- Theatrical release poster
- Directed by: Ray Enright
- Screenplay by: Gene Lewis; Clarence Upson Young;
- Based on: Dead Freight for Piute by Luke Short
- Produced by: William H. Pine; William C. Thomas;
- Starring: Randolph Scott; Barbara Britton; George "Gabby" Hayes; Lon Chaney Jr.;
- Cinematography: Fred Jackman Jr.
- Edited by: Howard A. Smith
- Music by: Darrell Calker
- Production company: Clarion Productions
- Distributed by: Paramount Pictures
- Release date: February 20, 1948 (US);
- Running time: 90 minutes
- Country: United States
- Language: English
- Budget: $728,000
- Box office: $1.7 million (US rentals)

= Albuquerque (film) =

1948 film by Ray Enright

Albuquerque is a 1948 American Cinecolor Western film directed by Ray Enright and starring Randolph Scott, Barbara Britton, George "Gabby" Hayes, and Lon Chaney Jr. Based on the novel Dead Freight for Piute by Luke Short, with a screenplay by Gene Lewis and Clarence Upson Young, the film is about a man who is recruited by his corrupt uncle to inherit his freight-hauling empire in the southwest, and who eventually defects to his uncle's honest business rival.

==Plot==
During a stagecoach holdup, Celia Wallace is robbed of $10,000 and little Myrtle Walton is saved from the runaway horses by a passenger, Cole Armin.

Celia is grateful until she learns Cole is coming to Albuquerque to work for his uncle, John Armin, a ruthless freight-line owner who stops at nothing to put competitors Celia and her brother Ted out of business.

Concluding that his uncle was even behind the robbery, Cole switches sides to work for the Wallaces.

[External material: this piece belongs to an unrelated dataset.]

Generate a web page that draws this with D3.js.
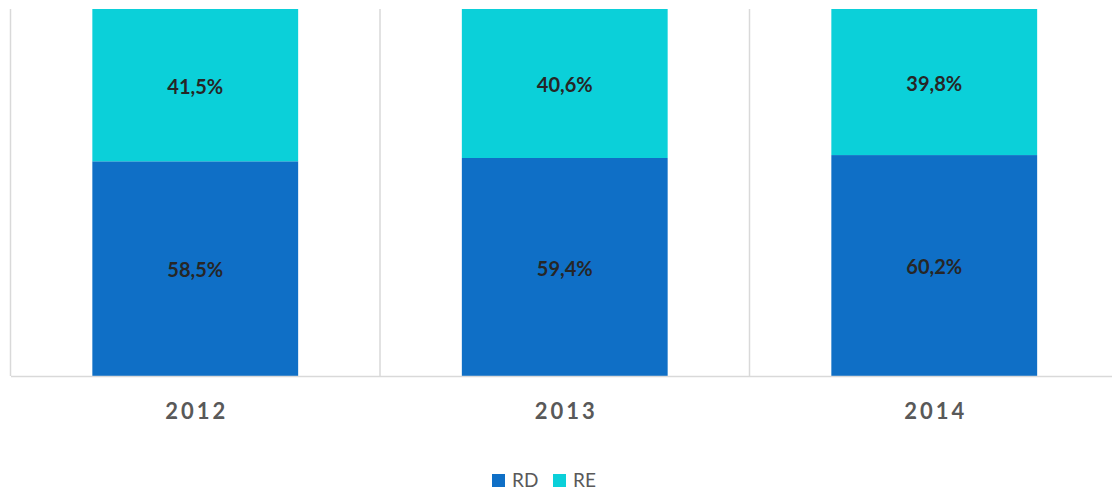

Armin uses a woman, Letty Tyler, to spy on his adversaries, but she resents being used when a mine is blown up and Ted is wounded by gunfire.

Cole is framed for arson and jailed. Celia, who loves him, turns against Cole until his acquittal, when Letty explains that John Armin is the man responsible. After an ambush, Cole has to shoot the corrupt sheriff and another gunman, and John Armin dies in the gunfire as well.

==Cast==
- Randolph Scott as Cole Armin
- Barbara Britton as Letty Tyler
- George "Gabby" Hayes as Juke
- Lon Chaney Jr. as Steve Murkil
- Russell Hayden as Ted Wallace
- Catherine Craig as Celia Wallace
- George Cleveland as John Armin
- Irving Bacon as Dave Walton
- Bernard Nedell as Sheriff Ed Linton
- Karolyn Grimes as Myrtle Walton
- Russell Simpson as Abner Huggins
- Jody Gilbert as Pearl Eager
- John Halloran as Matt Wayne
- Dan White as Henchman Jackson
- Walter Baldwin as Judge Fred Martin

==Production==
The film was based on the Luke Short novel, Dead Freight for Piute published in 1941. The New York Times called it a "stirring tale".

Film rights went to William Pine and William Thomas who ran Pine-Thomas Productions. In January 1946 it was reported Clarence Young was writing the script which would be called The Last Frontier and Johnny Weissmuller would star. By March the project was retitled Albuquerque and it was reported Pine and Thomas were looking "for a big time star". In August 1946 Randolph Scott signed to star. Pine-Thomas specialised in low budget films, but in December they formed a separate company, Clarion, to make one expensive film a year. Albuquerque was to be its first.

Arlee Whelan was originally announced for the lead. The following month she was withdrawn for another film and replaced by Barbara Britton.

Albuquerque was filmed on location at Iverson Movie Ranch in Chatsworth, California, and in Sedona, Arizona.

Britton later sued Paramount for $100,000 over the size of her billing.

==Reception==
The film was a success at the box office, earning almost $2 million.